LLM (no CoT): “11 balls.” → correct, but sometimes wrong because it leaps straight to the answer.
CoT prompt:
Roger has 5 tennis balls. Today he buys 2 cans, each containing 3 balls. How many balls does Roger have? Let’s think step by step.
LLM:
Step 1: Roger starts with 5 balls. Step 2: 2 cans × 3 balls = 6 new balls. Step 3: 5 + 6 = 11 balls. Answer: 11 balls.
By “exposing” its reasoning, the model makes fewer arithmetic and logic mistakes.
Why does CoT work?
The intuition: an LLM predicts tokens. When you ask it to write step-by-step, each new token is conditioned on the previous step → fewer chances to skip ahead and get it wrong.

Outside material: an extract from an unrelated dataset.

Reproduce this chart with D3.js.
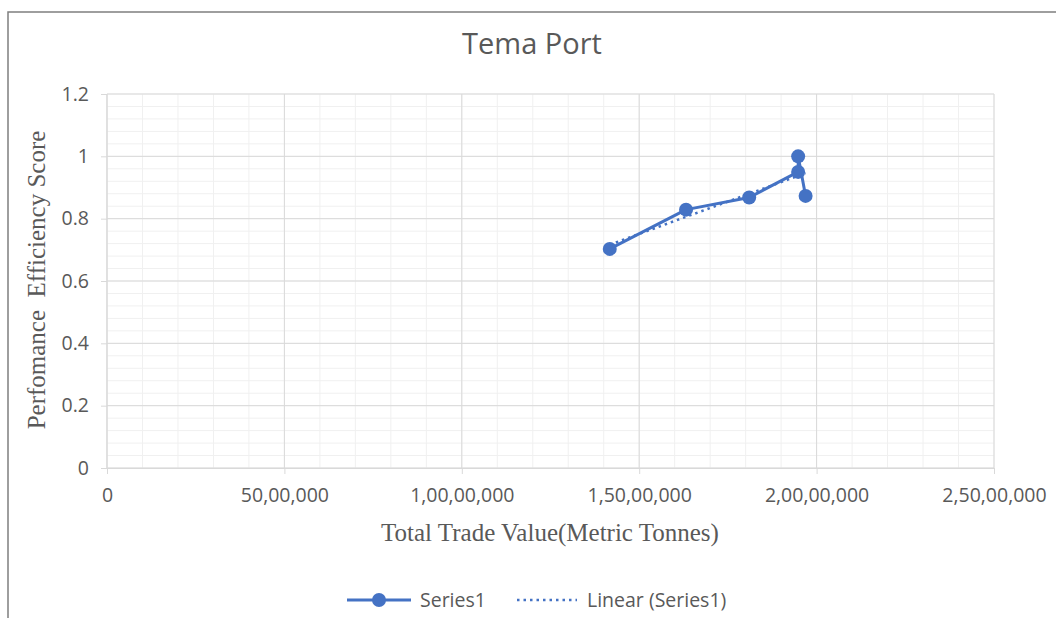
<!DOCTYPE html>
<html>
<head>
<meta charset="utf-8">
<script src="https://cdn.jsdelivr.net/npm/d3@7"></script>
<style>
  body { margin: 0; background: #fff; }
  svg { display: block; }
</style>
</head>
<body>
<div id="chart"></div>
<script>
// data
var tradeValues = [14170000, 16320000, 18100000, 19480000, 19480000, 19690000];
var effScores = [0.703, 0.829, 0.868, 0.950, 1.000, 0.873];
var xTicks = [0, 5000000, 10000000, 15000000, 20000000, 25000000];
var yTicks = [0, 0.2, 0.4, 0.6, 0.8, 1, 1.2];
var seriesName = "Series1";

var W = 1056, H = 618;
var margin = { top: 94, right: 62, bottom: 150, left: 107 };
var width = W - margin.left - margin.right,
    height = H - margin.top - margin.bottom;

var svg = d3.select("#chart")
    .append("svg")
    .attr("width", W)
    .attr("height", H);

// chart frame (runs off right and bottom)
svg.append("rect")
    .attr("x", 8).attr("y", 12)
    .attr("width", W + 10).attr("height", H + 10)
    .attr("fill", "none")
    .attr("stroke", "#7f7f7f")
    .attr("stroke-width", 1.5);

svg.append("text")
    .attr("x", 532).attr("y", 54)
    .attr("text-anchor", "middle")
    .attr("font-family", "Open Sans, Lato, sans-serif")
    .attr("font-size", 29)
    .attr("fill", "#595959")
    .text("Tema Port");

var g = svg.append("g")
    .attr("transform", "translate(" + margin.left + "," + margin.top + ")");

var x = d3.scaleLinear().domain([0, 25000000]).range([0, width]);
var y = d3.scaleLinear().domain([0, 1.2]).range([height, 0]);

// minor grid
g.append("g").selectAll("line")
    .data(d3.range(0, 25000001, 1000000))
    .enter().append("line")
    .attr("x1", function(d) { return x(d); })
    .attr("x2", function(d) { return x(d); })
    .attr("y1", 0).attr("y2", height)
    .attr("stroke", "#f0f0f0").attr("stroke-width", 1);

g.append("g").selectAll("line")
    .data(d3.range(0, 31).map(function(i) { return i * 0.04; }))
    .enter().append("line")
    .attr("y1", function(d) { return y(d); })
    .attr("y2", function(d) { return y(d); })
    .attr("x1", 0).attr("x2", width)
    .attr("stroke", "#f0f0f0").attr("stroke-width", 1);

// major grid
g.append("g").selectAll("line")
    .data(xTicks)
    .enter().append("line")
    .attr("x1", function(d) { return x(d); })
    .attr("x2", function(d) { return x(d); })
    .attr("y1", 0).attr("y2", height)
    .attr("stroke", "#d9d9d9").attr("stroke-width", 1);

g.append("g").selectAll("line")
    .data(yTicks)
    .enter().append("line")
    .attr("y1", function(d) { return y(d); })
    .attr("y2", function(d) { return y(d); })
    .attr("x1", 0).attr("x2", width)
    .attr("stroke", "#d9d9d9").attr("stroke-width", 1);

// indian style grouping: 2,50,00,000
function indFmt(v) {
    var s = String(Math.round(v));
    if (s.length <= 3) return s;
    var last = s.slice(-3), rest = s.slice(0, -3);
    rest = rest.replace(/\B(?=(\d{2})+(?!\d))/g, ",");
    return rest + "," + last;
}

var xAxis = g.append("g")
    .attr("transform", "translate(0," + height + ")")
    .call(d3.axisBottom(x).tickValues(xTicks).tickFormat(indFmt).tickSize(6).tickPadding(14));

var yAxis = g.append("g")
    .call(d3.axisLeft(y).tickValues(yTicks).tickFormat(d3.format("")).tickSize(6).tickPadding(12));

[xAxis, yAxis].forEach(function(a) {
    a.select(".domain").attr("stroke", "#d9d9d9");
    a.selectAll(".tick line").attr("stroke", "#d9d9d9");
    a.selectAll("text")
        .attr("font-family", "Open Sans, Lato, sans-serif")
        .attr("font-size", 19.5)
        .attr("fill", "#595959");
});
yAxis.select(".domain").remove();
yAxis.append("line").attr("y1", 0).attr("y2", height).attr("stroke", "#d9d9d9");

// axis titles
svg.append("text")
    .attr("x", 550).attr("y", 541)
    .attr("text-anchor", "middle")
    .attr("font-family", "Liberation Serif, Times New Roman, serif")
    .attr("font-size", 25)
    .attr("fill", "#595959")
    .text("Total Trade Value(Metric Tonnes)");

svg.append("text")
    .attr("transform", "translate(45,280) rotate(-90)")
    .attr("text-anchor", "middle")
    .attr("font-family", "Liberation Serif, Times New Roman, serif")
    .attr("font-size", 25)
    .attr("fill", "#595959")
    .attr("xml:space", "preserve")
    .text("Perfomance  Efficiency Score");

var pts = tradeValues.map(function(v, i) { return { x: v, y: effScores[i] }; });
var blue = "#4472c4";

// linear trendline
var mx = d3.mean(pts, function(d) { return d.x; }),
    my = d3.mean(pts, function(d) { return d.y; });
var slope = d3.sum(pts, function(d) { return (d.x - mx) * (d.y - my); }) /
            d3.sum(pts, function(d) { return (d.x - mx) * (d.x - mx); });
var icpt = my - slope * mx;
var xMin = d3.min(tradeValues), xMax = d3.max(tradeValues);

var line = d3.line()
    .x(function(d) { return x(d.x); })
    .y(function(d) { return y(d.y); });

g.append("path")
    .datum(pts)
    .attr("d", line)
    .attr("fill", "none")
    .attr("stroke", blue)
    .attr("stroke-width", 3)
    .attr("stroke-linejoin", "round");

g.selectAll(".dot")
    .data(pts)
    .enter().append("circle")
    .attr("class", "dot")
    .attr("cx", function(d) { return x(d.x); })
    .attr("cy", function(d) { return y(d.y); })
    .attr("r", 7)
    .attr("fill", blue);

g.append("line")
    .attr("x1", x(xMin)).attr("y1", y(icpt + slope * xMin))
    .attr("x2", x(xMax)).attr("y2", y(icpt + slope * xMax))
    .attr("stroke", blue)
    .attr("stroke-width", 2.5)
    .attr("stroke-dasharray", "2.5,4")
    .attr("stroke-linecap", "butt");

// legend
var lg = svg.append("g").attr("transform", "translate(0,600)");
lg.append("line").attr("x1", 347).attr("x2", 411).attr("y1", 0).attr("y2", 0)
    .attr("stroke", blue).attr("stroke-width", 3);
lg.append("circle").attr("cx", 379).attr("cy", 0).attr("r", 7).attr("fill", blue);
lg.append("text").attr("x", 420).attr("y", 7)
    .attr("font-family", "Open Sans, Lato, sans-serif").attr("font-size", 19.5)
    .attr("fill", "#595959").text(seriesName);
lg.append("line").attr("x1", 517).attr("x2", 577).attr("y1", 0).attr("y2", 0)
    .attr("stroke", blue).attr("stroke-width", 2.5).attr("stroke-dasharray", "2.5,4");
lg.append("text").attr("x", 587).attr("y", 7)
    .attr("font-family", "Open Sans, Lato, sans-serif").attr("font-size", 19.5)
    .attr("fill", "#595959").text("Linear (" + seriesName + ")");
</script>
</body>
</html>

The original paper (Wei et al., 2022) showed CoT lifting accuracy from ~17% to ~58% on the GSM8K math benchmark with a 540B model.
Variants
Zero-shot CoT
Just appending "Let's think step by step" to the end of the prompt is enough to trigger reasoning.
Few-shot CoT
Provide 2-3 step-by-step examples before asking the real question:
Q: 23 + 47 = ?
A: 23 + 47. 23 = 20+3, 47 = 40+7. 20+40 = 60, 3+7 = 10, 60+10 = 70. Answer: 70.
Q: 89 - 34 = ?
A: ...
Tree of Thoughts (ToT)
Branching reasoning — try multiple paths, evaluate them, pick the best one.
Self-consistency
Generate many different chains of thought (with high temperature) and majority-vote the most common answer.
Reasoning models (2025-26)
The newest models (OpenAI o1/o3, Claude 4.7 Sonnet with extended thinking, Gemini 2.5) do CoT internally before answering, with no prompting needed.
You’ll see “thinking…” for a few seconds to a few minutes before the result appears. More expensive, but far more accurate on hard tasks.
When you DON’T need CoT
- Simple questions (definitions, facts)
- Open-ended creative work (poetry, fiction)
- When you need a fast response and latency matters